>> Start Provided material
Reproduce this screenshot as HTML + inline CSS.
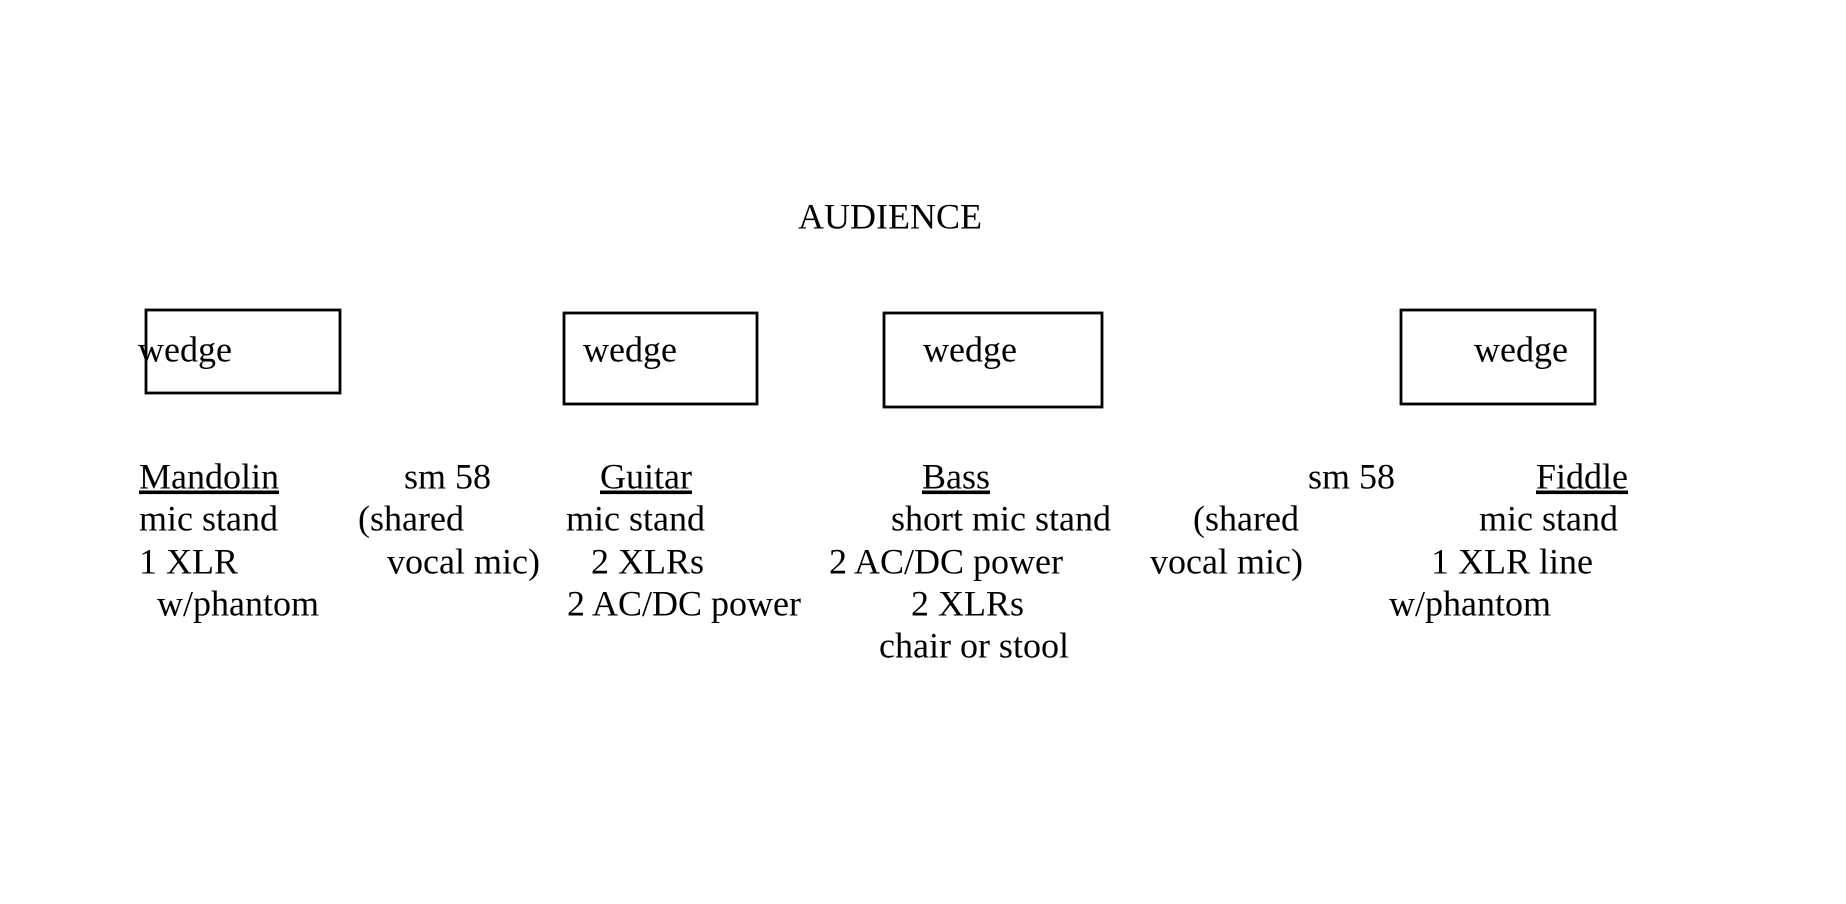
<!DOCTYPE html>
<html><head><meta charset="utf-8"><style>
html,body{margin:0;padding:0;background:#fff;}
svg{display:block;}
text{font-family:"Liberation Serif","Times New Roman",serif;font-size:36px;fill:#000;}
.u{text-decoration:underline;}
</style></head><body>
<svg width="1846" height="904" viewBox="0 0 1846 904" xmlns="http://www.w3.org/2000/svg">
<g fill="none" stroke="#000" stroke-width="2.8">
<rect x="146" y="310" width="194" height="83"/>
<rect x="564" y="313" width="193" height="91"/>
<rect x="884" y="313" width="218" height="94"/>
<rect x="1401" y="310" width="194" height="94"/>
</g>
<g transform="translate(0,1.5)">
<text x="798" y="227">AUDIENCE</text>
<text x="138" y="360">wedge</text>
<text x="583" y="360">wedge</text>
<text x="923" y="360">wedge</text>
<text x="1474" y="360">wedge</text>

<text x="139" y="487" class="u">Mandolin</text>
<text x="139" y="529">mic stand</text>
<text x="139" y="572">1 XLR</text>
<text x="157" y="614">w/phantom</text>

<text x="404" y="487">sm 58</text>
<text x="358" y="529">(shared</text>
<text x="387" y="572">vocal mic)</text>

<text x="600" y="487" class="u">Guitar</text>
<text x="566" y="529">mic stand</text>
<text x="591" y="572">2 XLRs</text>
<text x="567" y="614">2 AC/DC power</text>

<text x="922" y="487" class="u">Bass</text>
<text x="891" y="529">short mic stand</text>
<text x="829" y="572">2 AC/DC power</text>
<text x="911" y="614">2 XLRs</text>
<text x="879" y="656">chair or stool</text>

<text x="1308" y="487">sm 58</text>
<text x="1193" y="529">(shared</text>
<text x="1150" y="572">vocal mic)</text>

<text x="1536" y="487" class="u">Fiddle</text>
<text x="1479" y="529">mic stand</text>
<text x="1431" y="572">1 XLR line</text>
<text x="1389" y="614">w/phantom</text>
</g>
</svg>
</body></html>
>> End Provided material
Your task
Extract every line of the data exactly; pictures stay out.

Solution for this problem
Reproduce this screenshot as HTML + inline CSS.
<!DOCTYPE html>
<html><head><meta charset="utf-8"><style>
html,body{margin:0;padding:0;background:#fff;}
svg{display:block;}
text{font-family:"Liberation Serif","Times New Roman",serif;font-size:36px;fill:#000;}
.u{text-decoration:underline;}
</style></head><body>
<svg width="1846" height="904" viewBox="0 0 1846 904" xmlns="http://www.w3.org/2000/svg">
<g fill="none" stroke="#000" stroke-width="2.8">
<rect x="146" y="310" width="194" height="83"/>
<rect x="564" y="313" width="193" height="91"/>
<rect x="884" y="313" width="218" height="94"/>
<rect x="1401" y="310" width="194" height="94"/>
</g>
<g transform="translate(0,1.5)">
<text x="798" y="227">AUDIENCE</text>
<text x="138" y="360">wedge</text>
<text x="583" y="360">wedge</text>
<text x="923" y="360">wedge</text>
<text x="1474" y="360">wedge</text>

<text x="139" y="487" class="u">Mandolin</text>
<text x="139" y="529">mic stand</text>
<text x="139" y="572">1 XLR</text>
<text x="157" y="614">w/phantom</text>

<text x="404" y="487">sm 58</text>
<text x="358" y="529">(shared</text>
<text x="387" y="572">vocal mic)</text>

<text x="600" y="487" class="u">Guitar</text>
<text x="566" y="529">mic stand</text>
<text x="591" y="572">2 XLRs</text>
<text x="567" y="614">2 AC/DC power</text>

<text x="922" y="487" class="u">Bass</text>
<text x="891" y="529">short mic stand</text>
<text x="829" y="572">2 AC/DC power</text>
<text x="911" y="614">2 XLRs</text>
<text x="879" y="656">chair or stool</text>

<text x="1308" y="487">sm 58</text>
<text x="1193" y="529">(shared</text>
<text x="1150" y="572">vocal mic)</text>

<text x="1536" y="487" class="u">Fiddle</text>
<text x="1479" y="529">mic stand</text>
<text x="1431" y="572">1 XLR line</text>
<text x="1389" y="614">w/phantom</text>
</g>
</svg>
</body></html>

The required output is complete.